CrewAI is another framework built explicitly for orchestrating role-playing, autonomous AI agents. It uses a clear metaphor of crews, agents, and tasks. You define agents with specific roles, goals, and tools; you then create tasks with clear descriptions and expected outputs. Finally, you assemble these agents into a crew and set a process (sequential, hierarchical, etc.). CrewAI manages the execution flow, prompting each agent, passing context from one task to the next, and leveraging tools as needed. It is designed for collaborative goal-oriented workflows, making it intuitive for designing systems where a team of agents works together on a project like market research or content creation.
Common Pitfalls
- Unclear Agent Boundaries and Objectives: Assigning agents roles that are too broad or overlapping leads to confusion, duplicated effort, and conflict. Correction: Precisely define each agent's core competency, goal, and the scope of its authority. Use role-playing prompts that firmly establish identity (e.g., "You are a senior data scientist focused only on statistical validity...").
- Poorly Managed Communication Overhead: Allowing agents to communicate too freely or with unstructured messages can lead to infinite loops, context overload, and spiraling costs. Correction: Implement strict communication protocols. Use frameworks that manage conversation threads, limit turns, and enforce structured output formats. Design workflows to pass only necessary context.
- Ignoring Conflict and Failure Modes: Assuming agents will always agree or produce perfect outputs results in brittle systems that fail silently or produce garbage. Correction: Proactively design conflict resolution rules. Implement validation steps, either through a dedicated reviewer agent or consensus mechanisms. Build in "circuit breakers" and human-in-the-loop checkpoints for critical decisions.
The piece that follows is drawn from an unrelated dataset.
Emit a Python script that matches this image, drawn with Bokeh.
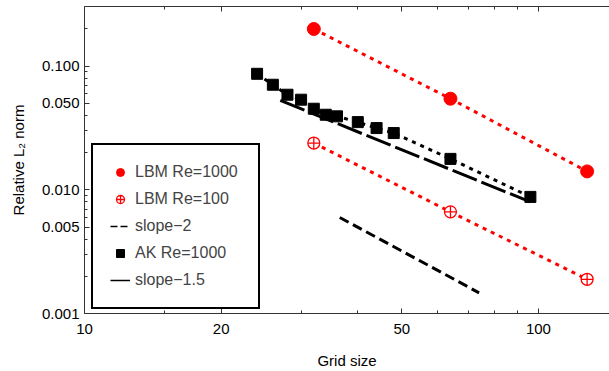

- Neglecting Cost and Latency: Deploying a multi-agent system without considering its operational profile can lead to surprisingly high API costs and slow response times. Correction: Profile your agent interactions. Cache results where possible. Use lighter-weight models for simpler tasks. Design efficient workflows that minimize redundant processing and unnecessary conversation turns.
Summary
- Multi-agent systems solve complex problems by coordinating multiple specialized AI agents, mirroring a team of human experts.
- Effective design rests on three pillars: role specialization for expertise, inter-agent communication protocols for clear interaction, and intelligent task delegation for workflow orchestration.
- Advanced architectures like debate-based agents improve reasoning through structured argumentation, while supervisor-worker hierarchies provide scalable management for complex projects.
- Implementing clear collaboration patterns and conflict resolution mechanisms is essential for stable and effective agent teamwork.
- Frameworks such as AutoGen and CrewAI provide essential tooling for building, managing, and optimizing these collaborative AI workflows, abstracting away much of the underlying complexity.